Feito isso, a autoridade policial passa para a segunda fase, que é de análise dos dados recolhidos, onde é feita a interpretação técnico-jurídica. É aí que o Delegado de Polícia verificará se é caso de flagrante (próprio, impróprio, ficto ou presumido), se o crime é “possível”, se houve espontaneidade na apresentação, se houveram excludentes, descriminantes ou erro justificável, se o fato é “significante” e se o contexto probatório é idôneo. É nesse momento que surge a convicção.

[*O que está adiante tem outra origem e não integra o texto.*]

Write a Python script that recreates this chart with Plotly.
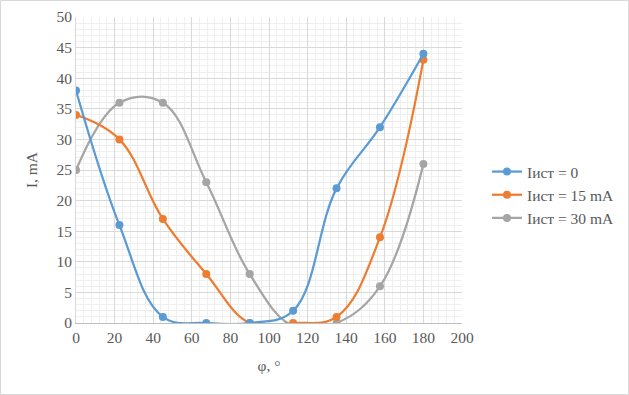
import plotly.graph_objects as go

phi = [0, 22.5, 45, 67.5, 90, 112.5, 135, 157.5, 180]
i_0 = [38, 16, 1, 0, 0, 2, 22, 32, 44]
i_15 = [34, 30, 17, 8, 0, 0, 1, 14, 43]
i_30 = [25, 36, 36, 23, 8, -0.5, 0, 6, 26]

names = ["Iист = 0", "Iист = 15 mA", "Iист = 30 mA"]
colors = ["#5b9bd5", "#ed7d31", "#a5a5a5"]
series = [i_0, i_15, i_30]

FONT = "Liberation Serif"
TXT = "#595959"
FS = 15.5

fig = go.Figure()
for k in [2, 1, 0]:
    fig.add_trace(go.Scatter(
        x=phi, y=series[k], name=names[k], mode="lines+markers",
        line=dict(color=colors[k], width=2.25, shape="spline", smoothing=1.1),
        marker=dict(color=colors[k], size=8, symbol="circle"),
        cliponaxis=True,
    ))

L, R, T, B = 76, 167, 17, 72
W, H = 629, 395
pw, ph = W - L - R, H - T - B

fig.update_layout(
    width=W, height=H,
    margin=dict(l=L, r=R, t=T, b=B, autoexpand=False),
    paper_bgcolor="white", plot_bgcolor="white",
    font=dict(family=FONT, size=FS, color=TXT),
    showlegend=True,
    legend=dict(traceorder="reversed", x=(487 - L) / pw, xanchor="left",
                y=(323 - 195) / ph, yanchor="middle",
                font=dict(family=FONT, size=FS, color=TXT),
                itemwidth=30, tracegroupgap=0, bgcolor="rgba(0,0,0,0)"),
    xaxis=dict(range=[0, 200], dtick=20, tick0=0, automargin=False,
               showgrid=True, gridcolor="#d9d9d9", gridwidth=1,
               minor=dict(dtick=4, showgrid=True, gridcolor="#efefef", gridwidth=1),
               showline=True, linecolor="#bfbfbf", linewidth=1,
               zeroline=False, ticks="", tickfont=dict(family=FONT, size=FS, color=TXT),
               title=dict(text="φ, °", font=dict(family=FONT, size=FS, color=TXT), standoff=15),
               fixedrange=True),
    yaxis=dict(range=[0, 50], dtick=5, tick0=0, automargin=False,
               showgrid=True, gridcolor="#d9d9d9", gridwidth=1,
               minor=dict(dtick=1, showgrid=True, gridcolor="#efefef", gridwidth=1),
               showline=True, linecolor="#d9d9d9", linewidth=1,
               zeroline=False, ticks="", tickfont=dict(family=FONT, size=FS, color=TXT),
               title=dict(text="I, mA", font=dict(family=FONT, size=FS, color=TXT), standoff=14),
               fixedrange=True),
    shapes=[dict(type="rect", xref="paper", yref="paper",
                 x0=(0.5 - L) / pw, x1=(W - 0.5 - L) / pw,
                 y0=-(B - 0.5) / ph, y1=1 + (T - 0.5) / ph,
                 line=dict(color="#d9d9d9", width=1), fillcolor="rgba(0,0,0,0)",
                 layer="below")],
)

fig.write_html("out.html", config={"displayModeBar": False},
               post_script="document.body.style.margin='0';")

Na fase seguinte, o Delegado de Polícia seleciona as opções hábeis a formalizar a convicção. É então que será decidido pela lavratura do auto constritivo, por um termo circunstanciado ou pelo mero registro dos fatos em boletim de ocorrência. Nesse instante a autoridade ainda não divulgou sua decisão, a qual ainda está sendo formatada.
Optando, fundamentadamente, pela opção escolhida, a autoridade passa para a quarta fase, que é a de planejamento da medida, onde são elencadas as ações decorrentes da formalização, isto é, como será feito o boletim de ocorrência (sua escrituração), qual a capitulação correta e como os trabalhos serão divididos em caso de eventual flagrante.
Com tudo isso decidido e revisado, isto é, com os dados colhidos, conferidos e analisados e a opção escolhida e planejada, a autoridade policial, aí sim, irá exteriorizar publicamente a sua decisão, a qual deverá estar amadurecida e dotada de fundamentos técnicos e jurídicos que a tornem segura, afinal é nessa fase final em que irão ocorrer os questionamentos externos, exigindo do Delegado de Polícia um controle absoluto sobre o cenário. Nos casos de protestos e indignações, a autoridade deve ter a expertise de manter-se paciente, dando aos insurgentes a opção de questionarem a decisão na seara adequada e de forma escrita, a fim de não se tornar parte no átrio da Delegacia.
É muito importante que o Delegado de Polícia só exteriorize a sua decisão final após analisar todo o contexto e fazer as entrevistas preliminares, a fim de que passe segurança, firmeza e seriedade. A constante alteração decisória não é boa, pois fragiliza a insituição e desprestigia a autoridade investida ao Delegado.